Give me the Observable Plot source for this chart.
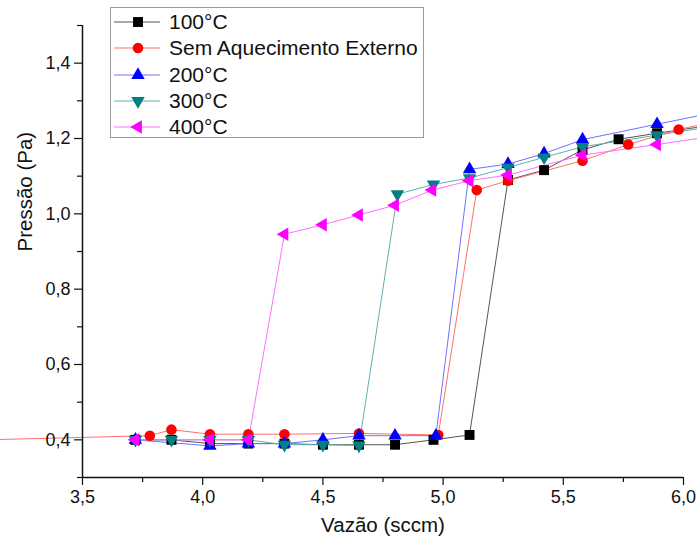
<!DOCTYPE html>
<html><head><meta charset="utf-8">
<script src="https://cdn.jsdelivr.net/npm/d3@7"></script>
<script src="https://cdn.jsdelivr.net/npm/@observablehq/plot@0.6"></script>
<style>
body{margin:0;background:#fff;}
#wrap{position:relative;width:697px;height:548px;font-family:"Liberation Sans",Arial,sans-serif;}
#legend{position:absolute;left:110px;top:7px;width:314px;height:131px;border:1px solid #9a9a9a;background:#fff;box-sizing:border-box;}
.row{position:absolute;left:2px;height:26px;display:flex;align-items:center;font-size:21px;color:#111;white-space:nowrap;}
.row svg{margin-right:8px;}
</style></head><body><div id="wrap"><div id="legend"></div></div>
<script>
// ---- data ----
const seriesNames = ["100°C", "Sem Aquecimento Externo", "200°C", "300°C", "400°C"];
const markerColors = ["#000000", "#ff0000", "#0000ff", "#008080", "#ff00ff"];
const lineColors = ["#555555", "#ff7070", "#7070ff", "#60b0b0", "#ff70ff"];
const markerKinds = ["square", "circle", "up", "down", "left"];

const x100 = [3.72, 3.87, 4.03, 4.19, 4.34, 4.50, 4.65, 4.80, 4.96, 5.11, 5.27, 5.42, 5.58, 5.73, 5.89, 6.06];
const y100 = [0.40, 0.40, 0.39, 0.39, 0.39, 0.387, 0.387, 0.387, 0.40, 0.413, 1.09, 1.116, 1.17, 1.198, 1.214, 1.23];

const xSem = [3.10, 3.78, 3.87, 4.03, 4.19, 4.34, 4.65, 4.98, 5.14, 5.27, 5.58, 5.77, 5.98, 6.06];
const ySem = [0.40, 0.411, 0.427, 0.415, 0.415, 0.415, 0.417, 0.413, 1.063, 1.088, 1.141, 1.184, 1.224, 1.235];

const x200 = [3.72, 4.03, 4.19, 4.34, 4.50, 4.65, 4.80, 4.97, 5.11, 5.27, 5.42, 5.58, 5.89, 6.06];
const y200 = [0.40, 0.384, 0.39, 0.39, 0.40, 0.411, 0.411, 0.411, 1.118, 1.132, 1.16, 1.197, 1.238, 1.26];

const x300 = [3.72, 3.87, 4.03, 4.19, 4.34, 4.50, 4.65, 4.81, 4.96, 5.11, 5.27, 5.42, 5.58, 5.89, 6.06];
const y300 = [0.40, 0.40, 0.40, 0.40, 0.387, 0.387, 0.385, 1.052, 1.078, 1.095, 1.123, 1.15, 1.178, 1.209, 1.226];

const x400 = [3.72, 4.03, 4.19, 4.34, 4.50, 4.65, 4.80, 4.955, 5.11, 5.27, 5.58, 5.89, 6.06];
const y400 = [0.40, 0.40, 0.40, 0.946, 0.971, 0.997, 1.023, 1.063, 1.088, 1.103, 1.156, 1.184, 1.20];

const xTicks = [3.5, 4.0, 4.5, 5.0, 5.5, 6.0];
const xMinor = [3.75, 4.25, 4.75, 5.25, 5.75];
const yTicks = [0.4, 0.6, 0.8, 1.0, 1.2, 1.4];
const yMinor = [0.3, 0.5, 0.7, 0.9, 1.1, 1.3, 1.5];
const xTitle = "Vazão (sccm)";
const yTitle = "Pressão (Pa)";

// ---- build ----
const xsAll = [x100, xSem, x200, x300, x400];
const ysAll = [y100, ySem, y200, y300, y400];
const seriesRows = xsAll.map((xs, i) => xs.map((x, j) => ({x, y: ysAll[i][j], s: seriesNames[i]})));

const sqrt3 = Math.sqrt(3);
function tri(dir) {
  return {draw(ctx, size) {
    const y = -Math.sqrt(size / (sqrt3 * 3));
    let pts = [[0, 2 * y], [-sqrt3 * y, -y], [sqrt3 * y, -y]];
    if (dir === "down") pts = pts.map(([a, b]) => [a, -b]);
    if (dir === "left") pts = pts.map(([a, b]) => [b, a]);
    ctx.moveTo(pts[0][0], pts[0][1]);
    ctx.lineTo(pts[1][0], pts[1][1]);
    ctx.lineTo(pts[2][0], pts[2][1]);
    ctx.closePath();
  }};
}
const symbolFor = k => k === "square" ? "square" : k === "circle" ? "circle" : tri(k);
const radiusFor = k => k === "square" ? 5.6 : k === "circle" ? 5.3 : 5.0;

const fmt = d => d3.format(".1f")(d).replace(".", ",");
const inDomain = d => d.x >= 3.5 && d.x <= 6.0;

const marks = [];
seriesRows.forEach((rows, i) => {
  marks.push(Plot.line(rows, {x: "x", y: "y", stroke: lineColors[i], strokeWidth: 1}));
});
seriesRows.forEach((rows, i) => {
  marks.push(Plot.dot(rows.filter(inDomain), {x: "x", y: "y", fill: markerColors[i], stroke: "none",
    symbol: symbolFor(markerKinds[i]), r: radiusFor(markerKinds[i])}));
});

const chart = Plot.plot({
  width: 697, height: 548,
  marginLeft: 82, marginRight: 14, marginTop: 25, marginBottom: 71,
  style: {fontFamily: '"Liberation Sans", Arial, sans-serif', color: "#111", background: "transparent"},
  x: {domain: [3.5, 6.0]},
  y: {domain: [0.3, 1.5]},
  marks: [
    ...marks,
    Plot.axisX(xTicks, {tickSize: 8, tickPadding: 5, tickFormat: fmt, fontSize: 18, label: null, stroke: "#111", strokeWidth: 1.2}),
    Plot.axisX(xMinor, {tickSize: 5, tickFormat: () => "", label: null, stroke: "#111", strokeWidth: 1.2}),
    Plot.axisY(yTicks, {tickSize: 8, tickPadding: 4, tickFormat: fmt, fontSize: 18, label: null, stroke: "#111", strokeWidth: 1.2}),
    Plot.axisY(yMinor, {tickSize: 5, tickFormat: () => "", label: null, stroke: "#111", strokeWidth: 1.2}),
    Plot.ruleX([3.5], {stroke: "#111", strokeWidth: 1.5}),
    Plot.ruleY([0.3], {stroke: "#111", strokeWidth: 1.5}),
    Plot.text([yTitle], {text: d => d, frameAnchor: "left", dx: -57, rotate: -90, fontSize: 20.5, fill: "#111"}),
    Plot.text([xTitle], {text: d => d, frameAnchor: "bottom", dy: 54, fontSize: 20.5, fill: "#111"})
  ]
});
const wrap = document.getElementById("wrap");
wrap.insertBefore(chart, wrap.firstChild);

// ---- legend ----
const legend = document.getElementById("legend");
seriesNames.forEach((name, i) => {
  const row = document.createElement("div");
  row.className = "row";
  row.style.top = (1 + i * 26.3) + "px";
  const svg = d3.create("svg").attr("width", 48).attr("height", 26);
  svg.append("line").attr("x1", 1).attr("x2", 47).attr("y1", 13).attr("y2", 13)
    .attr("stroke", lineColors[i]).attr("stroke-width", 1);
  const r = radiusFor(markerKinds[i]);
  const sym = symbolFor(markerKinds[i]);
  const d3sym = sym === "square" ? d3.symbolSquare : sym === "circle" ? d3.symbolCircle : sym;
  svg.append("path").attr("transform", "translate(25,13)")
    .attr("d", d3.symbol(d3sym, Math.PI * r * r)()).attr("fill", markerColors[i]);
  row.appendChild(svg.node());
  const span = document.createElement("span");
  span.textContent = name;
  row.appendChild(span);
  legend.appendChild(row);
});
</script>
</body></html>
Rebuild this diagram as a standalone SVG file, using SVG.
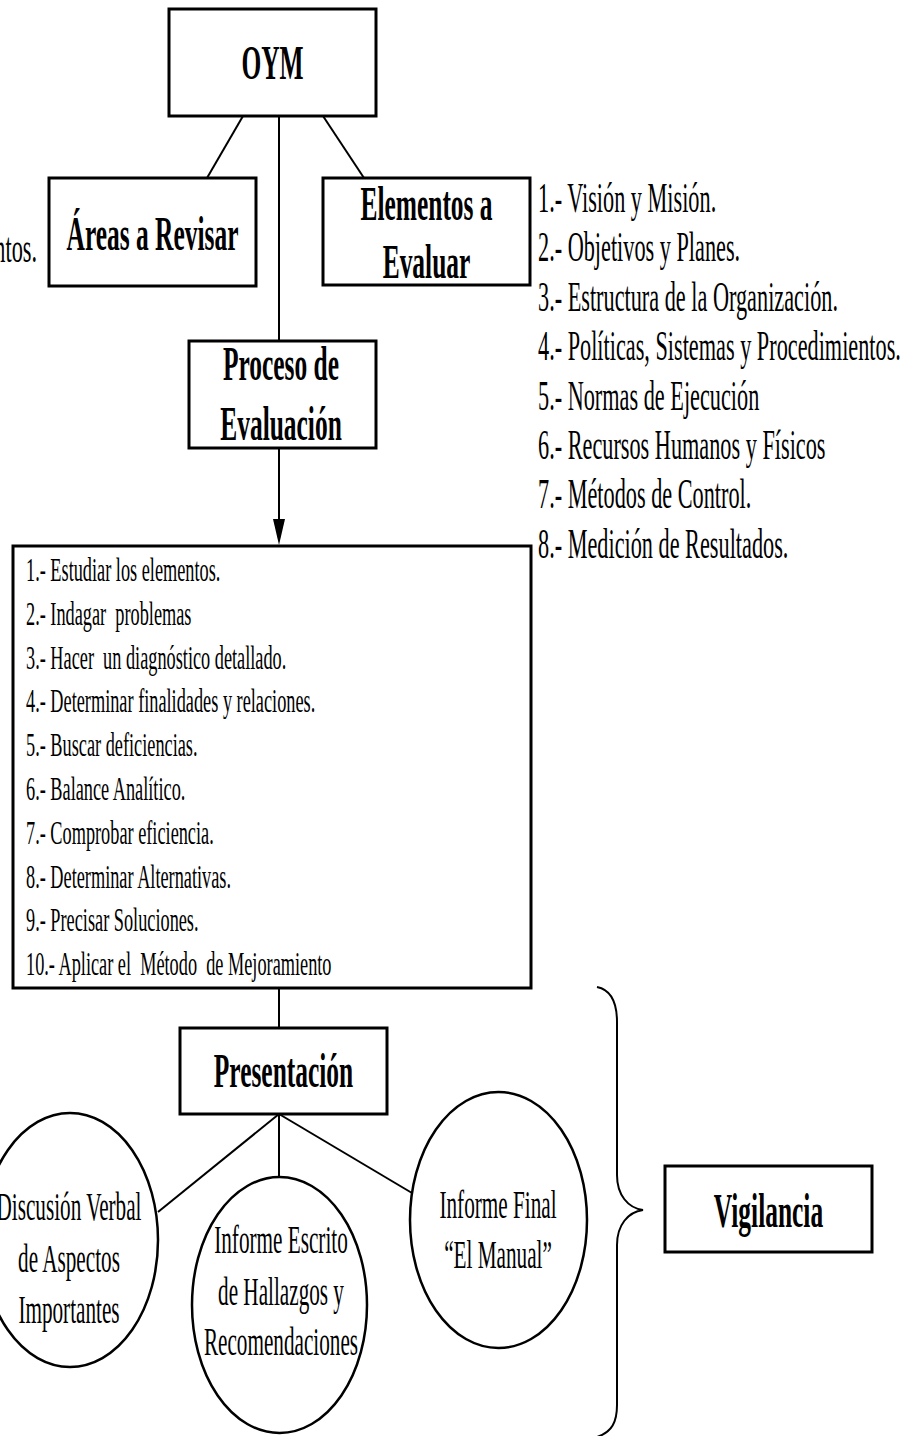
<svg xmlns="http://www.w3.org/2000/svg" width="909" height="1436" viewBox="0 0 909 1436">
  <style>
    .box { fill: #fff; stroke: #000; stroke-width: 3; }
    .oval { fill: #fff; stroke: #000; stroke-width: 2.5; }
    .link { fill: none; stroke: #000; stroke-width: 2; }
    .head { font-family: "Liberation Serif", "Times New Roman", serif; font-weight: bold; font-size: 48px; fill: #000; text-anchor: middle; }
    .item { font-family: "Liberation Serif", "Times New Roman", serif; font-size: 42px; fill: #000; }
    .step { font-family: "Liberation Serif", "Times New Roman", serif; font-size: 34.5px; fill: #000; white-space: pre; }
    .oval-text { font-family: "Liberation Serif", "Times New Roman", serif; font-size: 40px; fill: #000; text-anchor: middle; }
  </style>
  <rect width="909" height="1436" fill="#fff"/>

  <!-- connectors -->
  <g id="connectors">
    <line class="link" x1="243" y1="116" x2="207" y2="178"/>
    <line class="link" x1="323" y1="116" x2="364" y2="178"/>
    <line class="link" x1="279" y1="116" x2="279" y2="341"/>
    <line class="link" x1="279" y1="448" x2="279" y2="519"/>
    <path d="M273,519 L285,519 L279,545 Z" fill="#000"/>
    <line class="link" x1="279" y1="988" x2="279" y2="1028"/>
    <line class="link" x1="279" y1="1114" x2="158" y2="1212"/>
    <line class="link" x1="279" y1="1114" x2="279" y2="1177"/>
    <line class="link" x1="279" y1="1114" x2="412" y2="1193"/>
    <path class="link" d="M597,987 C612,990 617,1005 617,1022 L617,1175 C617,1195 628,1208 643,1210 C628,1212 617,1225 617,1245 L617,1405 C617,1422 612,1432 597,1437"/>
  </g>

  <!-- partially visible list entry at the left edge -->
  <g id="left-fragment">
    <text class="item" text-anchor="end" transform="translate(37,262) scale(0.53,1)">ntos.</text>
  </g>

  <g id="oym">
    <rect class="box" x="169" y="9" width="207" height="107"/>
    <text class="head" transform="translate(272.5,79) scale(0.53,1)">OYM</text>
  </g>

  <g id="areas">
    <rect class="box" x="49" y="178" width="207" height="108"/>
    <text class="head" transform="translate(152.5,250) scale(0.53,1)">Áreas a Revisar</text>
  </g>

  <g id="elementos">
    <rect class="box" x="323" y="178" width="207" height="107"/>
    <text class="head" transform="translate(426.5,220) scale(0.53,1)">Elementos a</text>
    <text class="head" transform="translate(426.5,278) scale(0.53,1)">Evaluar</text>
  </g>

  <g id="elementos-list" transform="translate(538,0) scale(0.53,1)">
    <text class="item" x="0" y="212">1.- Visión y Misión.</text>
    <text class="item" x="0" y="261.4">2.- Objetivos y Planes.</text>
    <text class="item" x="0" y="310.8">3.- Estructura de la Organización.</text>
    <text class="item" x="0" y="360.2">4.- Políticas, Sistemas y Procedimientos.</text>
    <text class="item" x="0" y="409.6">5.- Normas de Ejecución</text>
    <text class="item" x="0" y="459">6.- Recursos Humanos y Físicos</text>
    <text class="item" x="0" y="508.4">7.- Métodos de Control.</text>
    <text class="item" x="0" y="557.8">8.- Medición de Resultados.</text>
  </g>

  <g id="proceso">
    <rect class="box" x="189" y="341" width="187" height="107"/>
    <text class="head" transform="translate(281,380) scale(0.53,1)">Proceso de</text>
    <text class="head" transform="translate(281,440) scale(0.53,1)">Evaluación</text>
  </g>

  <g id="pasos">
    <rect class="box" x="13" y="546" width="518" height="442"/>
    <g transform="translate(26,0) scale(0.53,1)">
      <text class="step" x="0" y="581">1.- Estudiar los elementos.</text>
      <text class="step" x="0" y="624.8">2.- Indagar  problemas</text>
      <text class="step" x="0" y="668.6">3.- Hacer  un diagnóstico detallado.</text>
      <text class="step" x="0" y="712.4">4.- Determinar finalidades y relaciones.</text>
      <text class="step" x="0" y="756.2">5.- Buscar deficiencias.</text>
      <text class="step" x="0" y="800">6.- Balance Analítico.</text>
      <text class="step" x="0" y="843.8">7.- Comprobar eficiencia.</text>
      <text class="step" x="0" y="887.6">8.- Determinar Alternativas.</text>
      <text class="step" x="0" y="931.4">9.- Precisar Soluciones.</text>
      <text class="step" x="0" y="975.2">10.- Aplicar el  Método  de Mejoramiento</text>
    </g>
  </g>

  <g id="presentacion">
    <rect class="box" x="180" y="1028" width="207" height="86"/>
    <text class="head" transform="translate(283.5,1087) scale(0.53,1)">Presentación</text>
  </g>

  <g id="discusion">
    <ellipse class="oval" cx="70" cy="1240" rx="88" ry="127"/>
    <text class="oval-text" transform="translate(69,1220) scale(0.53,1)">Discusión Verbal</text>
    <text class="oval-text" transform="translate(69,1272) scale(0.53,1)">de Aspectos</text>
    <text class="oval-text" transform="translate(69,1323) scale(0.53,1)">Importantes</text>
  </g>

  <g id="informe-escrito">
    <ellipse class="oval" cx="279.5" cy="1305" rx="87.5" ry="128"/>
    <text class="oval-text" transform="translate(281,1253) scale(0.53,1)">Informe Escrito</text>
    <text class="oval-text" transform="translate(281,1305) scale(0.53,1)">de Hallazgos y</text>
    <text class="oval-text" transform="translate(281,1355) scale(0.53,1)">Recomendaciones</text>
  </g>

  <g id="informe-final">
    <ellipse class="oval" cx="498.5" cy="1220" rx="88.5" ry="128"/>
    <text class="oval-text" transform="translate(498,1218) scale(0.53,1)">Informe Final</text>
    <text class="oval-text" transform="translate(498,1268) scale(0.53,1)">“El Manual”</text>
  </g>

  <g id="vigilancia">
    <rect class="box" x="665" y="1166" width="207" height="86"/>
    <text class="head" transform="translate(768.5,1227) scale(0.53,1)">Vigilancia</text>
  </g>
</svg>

* * * *

Directions: Without any pictures, reproduce the lines from the first one in the material through the line that has "1.197, 1.238, 1.26];", exactly as they appear.

Worked solution:
Give me the Observable Plot source for this chart.
<!DOCTYPE html>
<html><head><meta charset="utf-8">
<script src="https://cdn.jsdelivr.net/npm/d3@7"></script>
<script src="https://cdn.jsdelivr.net/npm/@observablehq/plot@0.6"></script>
<style>
body{margin:0;background:#fff;}
#wrap{position:relative;width:697px;height:548px;font-family:"Liberation Sans",Arial,sans-serif;}
#legend{position:absolute;left:110px;top:7px;width:314px;height:131px;border:1px solid #9a9a9a;background:#fff;box-sizing:border-box;}
.row{position:absolute;left:2px;height:26px;display:flex;align-items:center;font-size:21px;color:#111;white-space:nowrap;}
.row svg{margin-right:8px;}
</style></head><body><div id="wrap"><div id="legend"></div></div>
<script>
// ---- data ----
const seriesNames = ["100°C", "Sem Aquecimento Externo", "200°C", "300°C", "400°C"];
const markerColors = ["#000000", "#ff0000", "#0000ff", "#008080", "#ff00ff"];
const lineColors = ["#555555", "#ff7070", "#7070ff", "#60b0b0", "#ff70ff"];
const markerKinds = ["square", "circle", "up", "down", "left"];

const x100 = [3.72, 3.87, 4.03, 4.19, 4.34, 4.50, 4.65, 4.80, 4.96, 5.11, 5.27, 5.42, 5.58, 5.73, 5.89, 6.06];
const y100 = [0.40, 0.40, 0.39, 0.39, 0.39, 0.387, 0.387, 0.387, 0.40, 0.413, 1.09, 1.116, 1.17, 1.198, 1.214, 1.23];

const xSem = [3.10, 3.78, 3.87, 4.03, 4.19, 4.34, 4.65, 4.98, 5.14, 5.27, 5.58, 5.77, 5.98, 6.06];
const ySem = [0.40, 0.411, 0.427, 0.415, 0.415, 0.415, 0.417, 0.413, 1.063, 1.088, 1.141, 1.184, 1.224, 1.235];

const x200 = [3.72, 4.03, 4.19, 4.34, 4.50, 4.65, 4.80, 4.97, 5.11, 5.27, 5.42, 5.58, 5.89, 6.06];
const y200 = [0.40, 0.384, 0.39, 0.39, 0.40, 0.411, 0.411, 0.411, 1.118, 1.132, 1.16, 1.197, 1.238, 1.26];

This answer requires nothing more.